Not only does O’Donnell have a rich history in the Coachella Valley, but it also played a part in the early history of televised golf. In 1957, O’Donnell was the site of an All Star Golf match in which Billy Casper defeated Bob Toski. It was one of the earliest made-for-television golf matches, and All Star Golf was a precursor to shows like Shell’s Wonderful World of Golf, Challenge Golf and Big Three Golf.
Although the All Star Golf match brought the attention of a national television audience, the draw of top players to O’Donnell started more than two decades earlier. The Palm Springs Invitational attracted tournament players to the Valley as early as 1936 when it played host to a group of competitors that included future PGA TOUR professionals, Ryder Cup and Walker Cup members and multiple major championship winners. For more than 30 years, players including Ken Venturi, Gene Littler, Al Geiberger, Dave Stockton, George Archer, Tommy Jacobs, Butch Harmon, Dick Harmon and Harvie Ward graced the fairways of O’Donnell.
Littler, who won the tournament in 1953, also went on to win the U.S. Amateur and the California Amateur the same year, while being named to the Walker Cup team. He would win as an amateur on the PGA TOUR in 1954, and added the U.S. Open in 1961. Geiberger, “Mr. 59,” who won the Palm Springs Invitational in 1958 and 1959, would go on to win the PGA Championship in 1966. Archer, the 1961 Invitational champion, won the Masters Tournament in 1969.
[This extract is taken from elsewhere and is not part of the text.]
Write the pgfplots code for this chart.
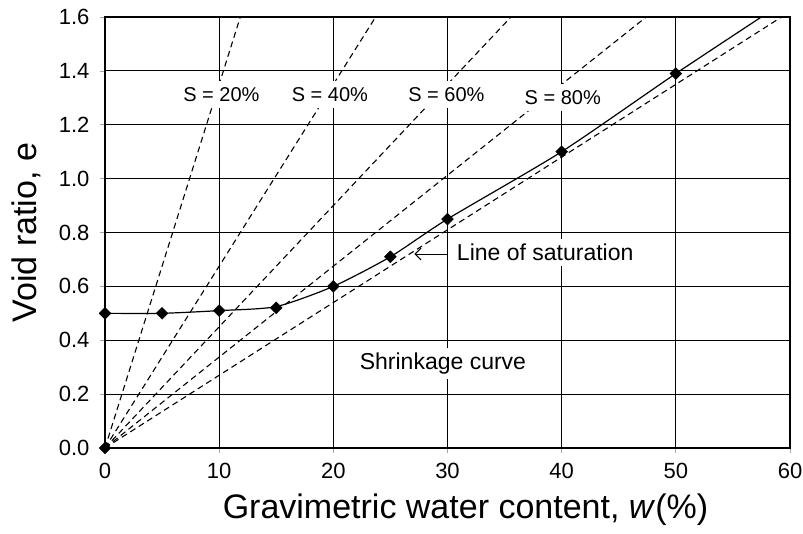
\documentclass[border=0pt]{standalone}
\usepackage{fontspec}
\setmainfont{Liberation Sans}
\usepackage{pgfplots}
\pgfplotsset{compat=1.18}
\usetikzlibrary{arrows.meta}
\begin{document}
\begin{tikzpicture}[x=1pt,y=1pt]
\useasboundingbox (-105,-85) rectangle (698,448);
\begin{axis}[
  at={(0,0)}, anchor=south west,
  scale only axis, width=685pt, height=431pt,
  xmin=0, xmax=60, ymin=0, ymax=1.6,
  xtick={0,10,...,60}, ytick={0,0.2,...,1.6},
  grid=major, major grid style={black, line width=1.2pt},
  axis line style={black, line width=1.2pt},
  tick style={gray!70, line width=0.7pt},
  tick align=outside, major tick length=5pt,
  xtick pos=bottom, ytick pos=left,
  tick label style={font=\fontsize{22}{22}\selectfont},
  /pgf/number format/assume math mode=true,
  xticklabel style={yshift=-7pt},
  yticklabel style={xshift=-7pt, /pgf/number format/fixed, /pgf/number format/fixed zerofill, /pgf/number format/precision=1},
  xlabel={Gravimetric water content, \textit{w}(\%)},
  ylabel={Void ratio, e},
  label style={font=\fontsize{34}{34}\selectfont},
  xlabel style={at={(axis description cs:0.5,0)}, yshift=-70pt, xshift=18pt, anchor=base},
  ylabel style={at={(axis description cs:-0.0993,0.5)}, anchor=base, rotate=0},
  clip=true,
]
% dashed lines of constant saturation, Gs = 2.7
\addplot[black, dash pattern=on 6pt off 4pt, line width=1.1pt] coordinates {(0,0) (12,1.62)};
\addplot[black, dash pattern=on 6pt off 4pt, line width=1.1pt] coordinates {(0,0) (24,1.62)};
\addplot[black, dash pattern=on 6pt off 4pt, line width=1.1pt] coordinates {(0,0) (36,1.62)};
\addplot[black, dash pattern=on 6pt off 4pt, line width=1.1pt] coordinates {(0,0) (48,1.62)};
\addplot[black, dash pattern=on 6pt off 4pt, line width=1.1pt] coordinates {(0,0) (60,1.62)};
% shrinkage curve
\addplot[black, line width=1.2pt, smooth, tension=0.4] coordinates {
(0,0.50) (5,0.50) (10,0.51) (15,0.525) (20,0.60) (25,0.71) (30,0.85) (40,1.10) (50,1.39) (60,1.67)};
\addplot[only marks, mark=square*, mark size=4.2pt, mark options={rotate=45, draw=none, fill=black}] coordinates {
(0,0.50) (5,0.50) (10,0.51) (15,0.52) (20,0.60) (25,0.71) (30,0.85) (40,1.10) (50,1.39) (0,0)};
% annotations
\node[fill=white, inner xsep=3pt, inner ysep=6.5pt, font=\fontsize{20}{20}\selectfont] at (axis cs:10.2,1.312) {S = 20\%};
\node[fill=white, inner xsep=3pt, inner ysep=6.5pt, font=\fontsize{20}{20}\selectfont] at (axis cs:19.7,1.312) {S = 40\%};
\node[fill=white, inner xsep=3pt, inner ysep=6.5pt, font=\fontsize{20}{20}\selectfont] at (axis cs:29.9,1.312) {S = 60\%};
\node[fill=white, inner xsep=3pt, inner ysep=6.5pt, font=\fontsize{20}{20}\selectfont] at (axis cs:40.1,1.302) {S = 80\%};
\node[fill=white, inner xsep=3pt, inner ysep=5pt, anchor=west, font=\fontsize{23}{23}\selectfont] at (axis cs:30.55,0.725) {Line of saturation};
\draw[-{Straight Barb[length=6pt,width=12pt]}, black, line width=1pt] (axis cs:30.0,0.72) -- (axis cs:27.1,0.72);
\node[fill=white, inner xsep=4pt, inner ysep=5pt, font=\fontsize{23}{23}\selectfont] at (axis cs:29.6,0.314) {Shrinkage curve};
\end{axis}
\end{tikzpicture}
\end{document}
In addition to the well-known players who competed in the Invitational, O’Donnell has had no shortage of the game’s elite players making appearances at the course. Walter Hagen showed up in 1934 to compete in a tournament, while Ben Hogan, Jack Nicklaus and Jackie Burke were among other professionals who stopped by the club.
PLAYGROUND OF THE STARS
Not only did O’Donnell attract the top golfers of the day, many of the entertainment world’s top celebrities often found their way to the picturesque club on Belardo Road. Bob Hope and William Powell were members, while other luminaries such as President Gerald R. Ford, Bing Crosby, Clark Gable, Kirk Douglas, Gordon MacRae, Phil Harris, Hoagy Carmichael and Johnny Weissmuller could be seen strolling O’Donnell’s verdant fairways by day.
It was at O’Donnell that Hope was approached about lending his name to a fledgling PGA TOUR event in the Coachella Valley. Hope agreed, and that tournament has been a staple of the TOUR’s West Coast Swing for more than 50 years.
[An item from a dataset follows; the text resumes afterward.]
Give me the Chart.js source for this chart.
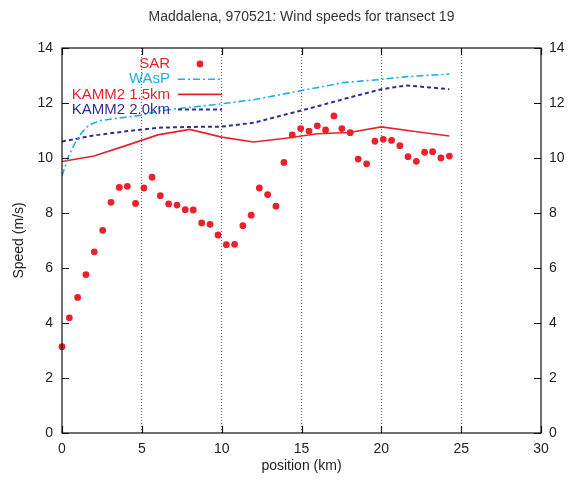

In 1944, O’Donnell organized the club as a private, non-profit club and 25 initial members were named as trustees to hold the club’s 99-year lease from the city of Palm Springs. It was at that time that the philanthropist O’Donnell made a gift of the entire golf course property to the city of Palm Springs. With the creation of the lease and deed, O’Donnell ensured that his friends, their descendants and countless others would be able to enjoy his creation well beyond his lifetime, and the city would eventually acquire a most valuable and beautiful piece of land at the base of the mountains.
Today, the club continues the philanthropic efforts of its founder by hosting a wide variety of charitable events benefiting numerous desert organizations. The lease from the city of Palm Springs expires on Oct. 31, 2043, at which time the property is to be named the Thomas A. O’Donnell Municipal Park. It would be a fitting tribute to O’Donnell’s graciousness and generous spirit if city fathers at that time have the foresight to keep the golf course open for play.